Durante la pandemia estrenamos virus y vivir privados de libertad de movimiento durante unos cuantos meses. Confinados quedamos. La desigualdad económica y social se evidenció durante ese periodo. Del vivir en segundas, terceras residencias, a cuerpo de rey a apañártelas en pisos patera. Esos meses sin turnos de salida. El infierno en las cuatro paredes. Cuando poco a poco fuimos saliendo, mi mirada se llenó de coches abandonados que se habían convertido en moradas. Los llamé los inquilinos del metal. Hoy es otro el virus que nos enferma. A algunos les mata.
Leo, y no es novedad, la utilidad que tienen los aeropuerto para las personas que duermen al raso. Los sin hogar. En Son Sant Joan buscan techo, baño y un enchufe personas que han quedado en los márgenes. Se les ve arrastrando sus cuatro pertenencias en bolsas de plástico, en maletas viejas. Algunos están solos, otros están en pareja. No se ven niños. El Instituto Nacional de Estadística cifra el aumento de personas sin hogar en un 17 por cien en la última década. Se estima que uno de cada cuatro tiene estudios superiores. No miremos a otro lado. Que haya personas sin casa es un fallo del sistema. La Declaración Universal de los Derechos Humanos contempla el tener una vivienda digna como un derecho primordial. Muy mal lo estamos haciendo.
Los aeropuertos como metáfora de la necesidad de moverse que tiene el ser humano, como arquitectura que cobija la esperanza de felicidad que todo viajero anhela al subirse a un avión son, a la vez, la antesala del paraíso perdido. Los aeropuertos están hechos para el movimiento, para la fugacidad, para el juego del escondite, no para convertirse en la casa de nadie.
Resulta paradójico que estas lanzaderas que son los aeródromos, el lugar perfecto para los que no pueden estarse quietos, el espacio necesario para cobijar este ir y venir de deseo o necesidad, acabe convirtiéndose en morada. Otra cosa es la frialdad, la incomodidad de estos eficaces lugares de paso. La eficacia podría ser un poco más amable. Izaskun Chinchilla ha escrito «La ciudad de los cuidados» en el que describe como buena parte del mobiliario urbano están diseñados para la expulsión. Bancos en la calle a los que les colocan unas barras metálicas para que los sin techo no puedan echarse un sueño. Es la llamada arquitectura hostil. En los aeropuertos es frecuente. Solo en las salas vip, de nuevo la desigualdad económica y social, se garantiza un mobiliario amable para las personas.

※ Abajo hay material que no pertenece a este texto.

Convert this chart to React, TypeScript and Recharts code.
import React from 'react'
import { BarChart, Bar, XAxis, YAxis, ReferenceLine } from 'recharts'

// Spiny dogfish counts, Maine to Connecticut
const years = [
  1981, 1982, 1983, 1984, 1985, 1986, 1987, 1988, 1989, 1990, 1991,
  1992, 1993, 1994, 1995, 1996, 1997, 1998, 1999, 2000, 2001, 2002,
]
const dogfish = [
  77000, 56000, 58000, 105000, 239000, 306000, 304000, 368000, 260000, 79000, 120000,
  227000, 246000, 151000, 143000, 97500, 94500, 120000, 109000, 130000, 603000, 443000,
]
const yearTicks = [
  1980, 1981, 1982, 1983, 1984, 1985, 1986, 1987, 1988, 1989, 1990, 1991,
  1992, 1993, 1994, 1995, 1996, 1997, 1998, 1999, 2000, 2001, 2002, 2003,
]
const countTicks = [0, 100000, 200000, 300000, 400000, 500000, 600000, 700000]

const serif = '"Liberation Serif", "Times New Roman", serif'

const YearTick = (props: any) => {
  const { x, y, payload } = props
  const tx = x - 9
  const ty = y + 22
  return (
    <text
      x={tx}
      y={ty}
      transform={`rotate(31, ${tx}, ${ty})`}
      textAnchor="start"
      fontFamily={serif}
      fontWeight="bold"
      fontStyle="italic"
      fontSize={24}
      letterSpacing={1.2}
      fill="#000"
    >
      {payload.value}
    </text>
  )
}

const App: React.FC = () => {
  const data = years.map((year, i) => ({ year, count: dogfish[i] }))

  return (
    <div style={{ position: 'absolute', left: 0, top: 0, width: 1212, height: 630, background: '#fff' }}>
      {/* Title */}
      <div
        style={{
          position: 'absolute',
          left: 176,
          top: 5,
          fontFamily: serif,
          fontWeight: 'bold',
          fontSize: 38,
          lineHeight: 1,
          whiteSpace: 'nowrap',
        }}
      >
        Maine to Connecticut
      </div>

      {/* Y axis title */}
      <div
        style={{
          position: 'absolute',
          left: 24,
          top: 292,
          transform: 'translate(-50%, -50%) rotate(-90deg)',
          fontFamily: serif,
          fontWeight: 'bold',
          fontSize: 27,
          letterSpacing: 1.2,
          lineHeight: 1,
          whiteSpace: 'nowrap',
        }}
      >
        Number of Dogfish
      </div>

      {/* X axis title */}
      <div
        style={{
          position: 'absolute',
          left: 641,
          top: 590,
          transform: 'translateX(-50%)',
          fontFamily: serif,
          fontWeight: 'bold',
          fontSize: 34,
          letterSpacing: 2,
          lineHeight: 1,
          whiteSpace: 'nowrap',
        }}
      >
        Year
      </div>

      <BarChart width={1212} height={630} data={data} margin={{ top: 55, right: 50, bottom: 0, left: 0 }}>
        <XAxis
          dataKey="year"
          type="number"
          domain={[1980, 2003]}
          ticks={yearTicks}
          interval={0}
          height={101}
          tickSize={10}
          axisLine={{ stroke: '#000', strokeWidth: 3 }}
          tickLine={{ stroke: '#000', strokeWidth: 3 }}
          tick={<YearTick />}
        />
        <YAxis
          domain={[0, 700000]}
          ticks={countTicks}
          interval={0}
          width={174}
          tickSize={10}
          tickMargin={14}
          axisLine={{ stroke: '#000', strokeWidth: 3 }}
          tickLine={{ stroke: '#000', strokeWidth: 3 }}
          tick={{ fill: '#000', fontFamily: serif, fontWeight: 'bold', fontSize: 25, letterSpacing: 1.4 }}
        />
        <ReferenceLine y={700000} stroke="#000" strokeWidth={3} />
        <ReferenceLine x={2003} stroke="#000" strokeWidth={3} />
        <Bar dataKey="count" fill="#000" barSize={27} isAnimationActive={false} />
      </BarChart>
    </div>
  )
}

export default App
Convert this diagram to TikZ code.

A escasos meses del inicio de la temporada turística, que ya auguran de vértigo, es más que probable que suponga el desplazamiento de quienes ahora intentan sobrevivir en un recinto que les da seguridad. La calle es fría, enferma, te dan patadas, te clavan cuchillos. Quizá algunos se queden en el aeropuerto, invisibles entre la multitud, que para eso está, para convertirnos en un punto en este infinito de desigualdad.